L’Art de la fugue contre L’Art de la guerre et la Fugue de la mort.

Le temps mesure-t-il les choses et les êtres, peut-on compter le temps, lorsqu’une énergie circule par saccades sous la couche de musique jouée, ménageant un intervalle d’absence, ou de mise en sourdine, intense instant qui n’est peut-être pas existence mais forme d’être autre ? Cet intervalle au bout duquel surgit une forme de musique, peut-être un fragment, la continuation de cette musique présente en surface et qui poursuit son acheminement. Cette musique que les instruments résonnent, offerte au monde, a-t-elle conscience de l’existence de ce mouvement souterrain enfoui dans ses limbes, qui la reprend au bout d’un temps si précis qu’il en est substantiel, vital, pour la survie de l’écoute ? Comme si l’on entendait la vie intérieure de cette musique sans qu’elle ne se doute d’être habitée. Et, l’écoute elle-même ne soupçonne pas qu’elle hante un lieu intérieur, elle n’entend pas la musique en surface. Et pourtant, cette musique se poursuit et l’écoute sait que quelque chose résonne quelque part.

Parlerait-on ici de la surdité même ? Le rythme heurté des œuvres de Beethoven, qui jouent de trilles vertigineux, n’est pas la traduction d’une fureur intérieure qui s’assourdit elle-même. Il se définit, entre autres, par des instants de décompression souterraine qui acheminent la musique dans ce que l’on pourrait nommer le revers de l’écoute. Comme si sa paroi interne était désormais le lieu hanté par la musique. Il s’agirait d’entendre la gestation du silence, qui n’est aucunement l’absence ou l’oblitération de la musique, mais l’intense disponibilité d’une écoute absolue.

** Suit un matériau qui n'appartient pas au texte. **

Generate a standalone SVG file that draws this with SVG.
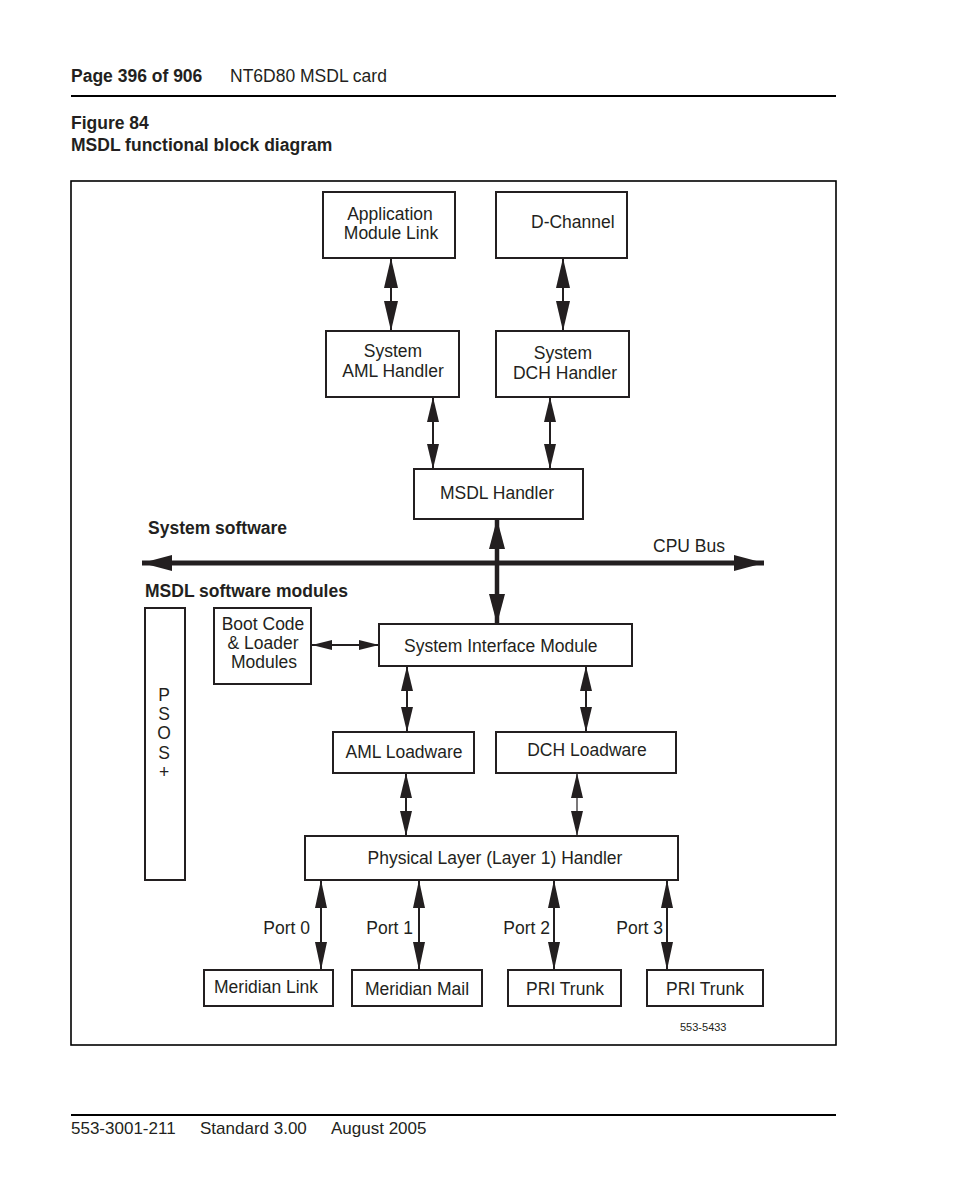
<svg xmlns="http://www.w3.org/2000/svg" width="954" height="1202" viewBox="0 0 954 1202">
<style>
text{font-family:"Liberation Sans",Arial,sans-serif;font-size:17.5px;fill:#231f20}
.b{font-weight:bold}
.c{text-anchor:middle}
.e{text-anchor:end}
.box{fill:#fff;stroke:#231f20;stroke-width:2}
.ln{stroke:#231f20;stroke-width:2;fill:none}
.thick{stroke-width:4.5}
.bus{stroke-width:5}
.thin{stroke-width:1.2}
.rule{stroke:#000;stroke-width:2.2}
</style>
<defs>
<marker id="hL" markerUnits="userSpaceOnUse" viewBox="0 0 30 14" markerWidth="30" markerHeight="14" refX="30" refY="7" orient="auto-start-reverse"><path d="M0,0 L30,7 L0,14 Z" fill="#231f20"/></marker>
<marker id="hM" markerUnits="userSpaceOnUse" viewBox="0 0 25 12" markerWidth="25" markerHeight="12" refX="25" refY="6" orient="auto-start-reverse"><path d="M0,0 L25,6 L0,12 Z" fill="#231f20"/></marker>
<marker id="hP" markerUnits="userSpaceOnUse" viewBox="0 0 28 12" markerWidth="28" markerHeight="12" refX="28" refY="6" orient="auto-start-reverse"><path d="M0,0 L28,6 L0,12 Z" fill="#231f20"/></marker>
<marker id="hB" markerUnits="userSpaceOnUse" viewBox="0 0 30 16" markerWidth="30" markerHeight="16" refX="30" refY="8" orient="auto-start-reverse"><path d="M0,0 L30,8 L0,16 Z" fill="#231f20"/></marker>
<marker id="hS" markerUnits="userSpaceOnUse" viewBox="0 0 20 10" markerWidth="20" markerHeight="10" refX="20" refY="5" orient="auto-start-reverse"><path d="M0,0 L20,5 L0,10 Z" fill="#231f20"/></marker>
</defs>
<rect width="954" height="1202" fill="#fff"/>

<g id="header">
<text x="71" y="82" class="b">Page 396 of 906</text>
<text x="230" y="82">NT6D80 MSDL card</text>
<line x1="71" y1="96" x2="836" y2="96" class="rule"/>
<text x="71" y="129" class="b">Figure 84</text>
<text x="71" y="151" class="b">MSDL functional block diagram</text>
</g>

<rect id="frame" x="71" y="181" width="765" height="864" fill="none" stroke="#000" stroke-width="1.6"/>

<g id="connectors">
<line x1="391" y1="258" x2="391" y2="331" class="ln" marker-start="url(#hL)" marker-end="url(#hL)"/>
<line x1="563" y1="258" x2="563" y2="331" class="ln" marker-start="url(#hL)" marker-end="url(#hL)"/>
<line x1="433" y1="397" x2="433" y2="469" class="ln" marker-start="url(#hM)" marker-end="url(#hM)"/>
<line x1="550" y1="397" x2="550" y2="469" class="ln" marker-start="url(#hM)" marker-end="url(#hM)"/>
<line x1="497" y1="519" x2="497" y2="624" class="ln thick" marker-start="url(#hB)" marker-end="url(#hB)"/>
<line x1="142" y1="563" x2="764" y2="563" class="ln bus" marker-start="url(#hB)" marker-end="url(#hB)"/>
<line x1="312" y1="645" x2="379" y2="645" class="ln" marker-start="url(#hS)" marker-end="url(#hS)"/>
<line x1="407" y1="666" x2="407" y2="732" class="ln" marker-start="url(#hM)" marker-end="url(#hM)"/>
<line x1="586" y1="666" x2="586" y2="732" class="ln" marker-start="url(#hM)" marker-end="url(#hM)"/>
<line x1="406" y1="773" x2="406" y2="836" class="ln" marker-start="url(#hM)" marker-end="url(#hM)"/>
<line x1="577" y1="773" x2="577" y2="836" class="ln thin" marker-start="url(#hM)" marker-end="url(#hM)"/>
<line x1="321" y1="880" x2="321" y2="970" class="ln" marker-start="url(#hP)" marker-end="url(#hP)"/>
<line x1="419" y1="880" x2="419" y2="970" class="ln" marker-start="url(#hP)" marker-end="url(#hP)"/>
<line x1="554" y1="880" x2="554" y2="970" class="ln" marker-start="url(#hP)" marker-end="url(#hP)"/>
<line x1="667" y1="880" x2="667" y2="970" class="ln" marker-start="url(#hP)" marker-end="url(#hP)"/>
</g>

<g id="aml-link"><rect x="323" y="192" width="132" height="66" class="box"/><text x="390" y="220" class="c">Application</text><text x="391" y="239" class="c">Module Link</text></g>
<g id="d-channel"><rect x="496" y="192" width="131" height="66" class="box"/><text x="531" y="228">D-Channel</text></g>
<g id="sys-aml"><rect x="326" y="331" width="133" height="66" class="box"/><text x="393" y="357" class="c">System</text><text x="393" y="377" class="c">AML Handler</text></g>
<g id="sys-dch"><rect x="496" y="331" width="133" height="66" class="box"/><text x="563" y="359" class="c">System</text><text x="565" y="379" class="c">DCH Handler</text></g>
<g id="msdl-handler"><rect x="414" y="469" width="169" height="50" class="box"/><text x="497" y="499" class="c">MSDL Handler</text></g>

<g id="labels">
<text x="148" y="534" class="b">System software</text>
<text x="653" y="552">CPU Bus</text>
<text x="145" y="597" class="b">MSDL software modules</text>
<text x="310" y="934" class="e">Port 0</text>
<text x="413" y="934" class="e">Port 1</text>
<text x="550" y="934" class="e">Port 2</text>
<text x="663" y="934" class="e">Port 3</text>
<text x="680" y="1031" style="font-size:11px">553-5433</text>
</g>

<g id="sim"><rect x="379" y="624" width="253" height="42" class="box"/><text x="404" y="652">System Interface Module</text></g>
<g id="boot"><rect x="214" y="608" width="97" height="76" class="box"/><text x="263" y="630" class="c">Boot Code</text><text x="263" y="649" class="c">&amp; Loader</text><text x="264" y="668" class="c">Modules</text></g>
<g id="psos"><rect x="145" y="608" width="40" height="272" class="box"/>
<text x="164" y="701" class="c">P</text><text x="164" y="720" class="c">S</text><text x="164" y="739" class="c">O</text><text x="164" y="759" class="c">S</text><text x="164" y="778" class="c">+</text></g>
<g id="aml-lw"><rect x="333" y="732" width="141" height="41" class="box"/><text x="404" y="758" class="c">AML Loadware</text></g>
<g id="dch-lw"><rect x="496" y="732" width="180" height="41" class="box"/><text x="587" y="756" class="c">DCH Loadware</text></g>
<g id="phys"><rect x="305" y="836" width="373" height="44" class="box"/><text x="495" y="864" class="c">Physical Layer (Layer 1) Handler</text></g>
<g id="meridian-link"><rect x="204" y="970" width="129" height="36" class="box"/><text x="214" y="993">Meridian Link</text></g>
<g id="meridian-mail"><rect x="352" y="970" width="130" height="36" class="box"/><text x="417" y="995" class="c">Meridian Mail</text></g>
<g id="pri1"><rect x="508" y="970" width="113" height="36" class="box"/><text x="565" y="995" class="c">PRI Trunk</text></g>
<g id="pri2"><rect x="647" y="970" width="116" height="36" class="box"/><text x="705" y="995" class="c">PRI Trunk</text></g>

<g id="footer">
<line x1="71" y1="1115" x2="836" y2="1115" class="rule"/>
<text x="71" y="1134" style="font-size:17px">553-3001-211</text>
<text x="200" y="1134" style="font-size:17px">Standard 3.00</text>
<text x="331" y="1134" style="font-size:17px">August 2005</text>
</g>
</svg>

Ainsi, la musique de Beethoven s’écoute essentiellement lorsqu’elle habite ce lieu de retrait. Celui-ci requiert une discipline d’écoute très exigeante car il sollicite un effort qui se transcende. Au bout de l’effort d’écoute, non pas uniquement la résolution d’une énigme qui concernerait l’être et le monde, mais la rencontre avec la musique en pleine naissance. Cet instant originel que le silence prend en charge d’écoute et qu’il crypte car il donne accès au pouvoir d’une nouvelle Création. Rencontrer la musique en train de naître, c’est façonner la pensée.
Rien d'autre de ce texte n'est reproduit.